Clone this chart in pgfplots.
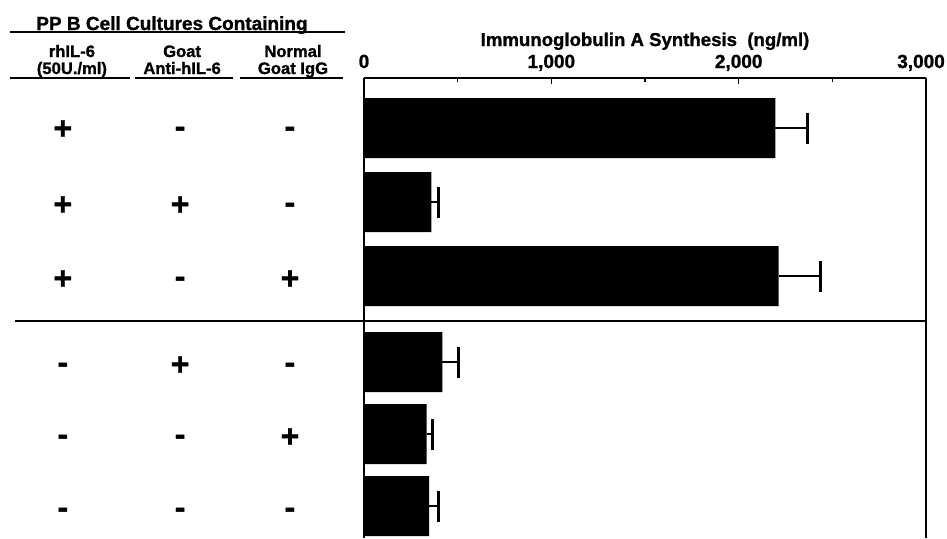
\documentclass[border=0pt]{standalone}
\usepackage{fontspec}
\setmainfont{Liberation Sans}[BoldFeatures={FakeBold=1.2}]
\usepackage{pgfplots}
\pgfplotsset{compat=1.18}

% y runs in picture rows (1 unit = 0.5pt), x in ng/ml
\pgfplotstableread{
y    iga   err
128  2196  172
202  360   38
276  2213  223
362  419   87
434  334   30
506  348   51
}\igadata

\begin{document}
\begin{tikzpicture}
\begin{axis}[
  scale only axis,
  width=281pt, height=230pt,
  xmin=0, xmax=3000,
  ymin=78, ymax=538,
  y dir=reverse,
  axis x line=top,
  axis y line=left,
  axis line style={-, line width=0.8pt},
  xtick={0,1000,2000,3000},
  xticklabels={0,{1,000},{2,000},{\kern-5pt 3,000}},
  minor x tick num=1,
  tick align=inside,
  major tick length=3pt, minor tick length=2pt,
  tick style={line width=0.8pt, black},
  ytick=\empty,
  xticklabel style={font=\fontsize{9.5}{10}\selectfont\bfseries, anchor=base, yshift=5pt},
  clip=false,
]
\addplot[xbar, bar width=60, fill=black, draw=none,
  error bars/.cd, x dir=plus, x explicit, error mark=|,
  error mark options={line width=1.5pt, mark size=7.75pt},
  error bar style={line width=1pt}]
  table[x=iga, y=y, x error=err] {\igadata};

% title of the bar part
\node[anchor=base, font=\fontsize{9.3}{10}\selectfont\bfseries] at (axis cs:1500,46) {Immunoglobulin A Synthesis\ \ (ng/ml)};

% left table header
\node[anchor=base, font=\fontsize{9.5}{10}\selectfont\bfseries] at (axis cs:-1025,30) {PP B Cell Cultures Containing};
\draw[line width=1pt] (axis cs:-1890,32) -- (axis cs:-101,32);
\begin{scope}[font=\fontsize{8.3}{9}\selectfont\bfseries]
\node[anchor=base] at (axis cs:-1559,57) {rhIL-6};
\node[anchor=base] at (axis cs:-1559,74) {(50U./ml)};
\node[anchor=base] at (axis cs:-971,57) {Goat};
\node[anchor=base] at (axis cs:-971,74) {Anti-hIL-6};
\node[anchor=base] at (axis cs:-379,57) {Normal};
\node[anchor=base] at (axis cs:-379,74) {Goat IgG};
\end{scope}
\draw[line width=1pt] (axis cs:-1890,78) -- (axis cs:-1249,78);
\draw[line width=1pt] (axis cs:-1222,78) -- (axis cs:-699,78);
\draw[line width=1pt] (axis cs:-662,78) -- (axis cs:-112,78);

% +/- table
\begin{scope}[font=\fontsize{16}{16}\selectfont\bfseries]
\node[anchor=base] at (axis cs:-1607,139) {+};
\node[anchor=base] at (axis cs:-982,137) {-};
\node[anchor=base] at (axis cs:-395,137) {-};
\node[anchor=base] at (axis cs:-1607,215) {+};
\node[anchor=base] at (axis cs:-982,215) {+};
\node[anchor=base] at (axis cs:-395,213) {-};
\node[anchor=base] at (axis cs:-1607,289) {+};
\node[anchor=base] at (axis cs:-982,287) {-};
\node[anchor=base] at (axis cs:-395,289) {+};
\node[anchor=base] at (axis cs:-1607,373) {-};
\node[anchor=base] at (axis cs:-982,375) {+};
\node[anchor=base] at (axis cs:-395,373) {-};
\node[anchor=base] at (axis cs:-1607,445) {-};
\node[anchor=base] at (axis cs:-982,445) {-};
\node[anchor=base] at (axis cs:-395,447) {+};
\node[anchor=base] at (axis cs:-1607,518) {-};
\node[anchor=base] at (axis cs:-982,518) {-};
\node[anchor=base] at (axis cs:-395,518) {-};
\end{scope}

% divider and right frame
\draw[line width=0.8pt] (axis cs:-1863,321) -- (axis cs:3000,321);
\draw[line width=0.8pt] (rel axis cs:1,0) -- (rel axis cs:1,1);

\coordinate (bbA) at (axis cs:-1943,0);
\coordinate (bbB) at (axis cs:3112,538);
\end{axis}
\pgfresetboundingbox
\path[use as bounding box] (bbA) rectangle (bbB);
\end{tikzpicture}
\end{document}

-*-

(Exercise objective): Leave the pictures out and output the rest of the listing exactly.

(Exercise solution):
Clone this chart in pgfplots.
\documentclass[border=0pt]{standalone}
\usepackage{fontspec}
\setmainfont{Liberation Sans}[BoldFeatures={FakeBold=1.2}]
\usepackage{pgfplots}
\pgfplotsset{compat=1.18}

% y runs in picture rows (1 unit = 0.5pt), x in ng/ml
\pgfplotstableread{
y    iga   err
128  2196  172
202  360   38
276  2213  223
362  419   87
434  334   30
506  348   51
}\igadata

\begin{document}
\begin{tikzpicture}
\begin{axis}[
  scale only axis,
  width=281pt, height=230pt,
  xmin=0, xmax=3000,
  ymin=78, ymax=538,
  y dir=reverse,
  axis x line=top,
  axis y line=left,
  axis line style={-, line width=0.8pt},
  xtick={0,1000,2000,3000},
  xticklabels={0,{1,000},{2,000},{\kern-5pt 3,000}},
  minor x tick num=1,
  tick align=inside,
  major tick length=3pt, minor tick length=2pt,
  tick style={line width=0.8pt, black},
  ytick=\empty,
  xticklabel style={font=\fontsize{9.5}{10}\selectfont\bfseries, anchor=base, yshift=5pt},
  clip=false,
]
\addplot[xbar, bar width=60, fill=black, draw=none,
  error bars/.cd, x dir=plus, x explicit, error mark=|,
  error mark options={line width=1.5pt, mark size=7.75pt},
  error bar style={line width=1pt}]
  table[x=iga, y=y, x error=err] {\igadata};

% title of the bar part
\node[anchor=base, font=\fontsize{9.3}{10}\selectfont\bfseries] at (axis cs:1500,46) {Immunoglobulin A Synthesis\ \ (ng/ml)};

% left table header
\node[anchor=base, font=\fontsize{9.5}{10}\selectfont\bfseries] at (axis cs:-1025,30) {PP B Cell Cultures Containing};
\draw[line width=1pt] (axis cs:-1890,32) -- (axis cs:-101,32);
\begin{scope}[font=\fontsize{8.3}{9}\selectfont\bfseries]
\node[anchor=base] at (axis cs:-1559,57) {rhIL-6};
\node[anchor=base] at (axis cs:-1559,74) {(50U./ml)};
\node[anchor=base] at (axis cs:-971,57) {Goat};
\node[anchor=base] at (axis cs:-971,74) {Anti-hIL-6};
\node[anchor=base] at (axis cs:-379,57) {Normal};
\node[anchor=base] at (axis cs:-379,74) {Goat IgG};
\end{scope}
\draw[line width=1pt] (axis cs:-1890,78) -- (axis cs:-1249,78);
\draw[line width=1pt] (axis cs:-1222,78) -- (axis cs:-699,78);
\draw[line width=1pt] (axis cs:-662,78) -- (axis cs:-112,78);

% +/- table
\begin{scope}[font=\fontsize{16}{16}\selectfont\bfseries]
\node[anchor=base] at (axis cs:-1607,139) {+};
\node[anchor=base] at (axis cs:-982,137) {-};
\node[anchor=base] at (axis cs:-395,137) {-};
\node[anchor=base] at (axis cs:-1607,215) {+};
\node[anchor=base] at (axis cs:-982,215) {+};
\node[anchor=base] at (axis cs:-395,213) {-};
\node[anchor=base] at (axis cs:-1607,289) {+};
\node[anchor=base] at (axis cs:-982,287) {-};
\node[anchor=base] at (axis cs:-395,289) {+};
\node[anchor=base] at (axis cs:-1607,373) {-};
\node[anchor=base] at (axis cs:-982,375) {+};
\node[anchor=base] at (axis cs:-395,373) {-};
\node[anchor=base] at (axis cs:-1607,445) {-};
\node[anchor=base] at (axis cs:-982,445) {-};
\node[anchor=base] at (axis cs:-395,447) {+};
\node[anchor=base] at (axis cs:-1607,518) {-};
\node[anchor=base] at (axis cs:-982,518) {-};
\node[anchor=base] at (axis cs:-395,518) {-};
\end{scope}

% divider and right frame
\draw[line width=0.8pt] (axis cs:-1863,321) -- (axis cs:3000,321);
\draw[line width=0.8pt] (rel axis cs:1,0) -- (rel axis cs:1,1);

\coordinate (bbA) at (axis cs:-1943,0);
\coordinate (bbB) at (axis cs:3112,538);
\end{axis}
\pgfresetboundingbox
\path[use as bounding box] (bbA) rectangle (bbB);
\end{tikzpicture}
\end{document}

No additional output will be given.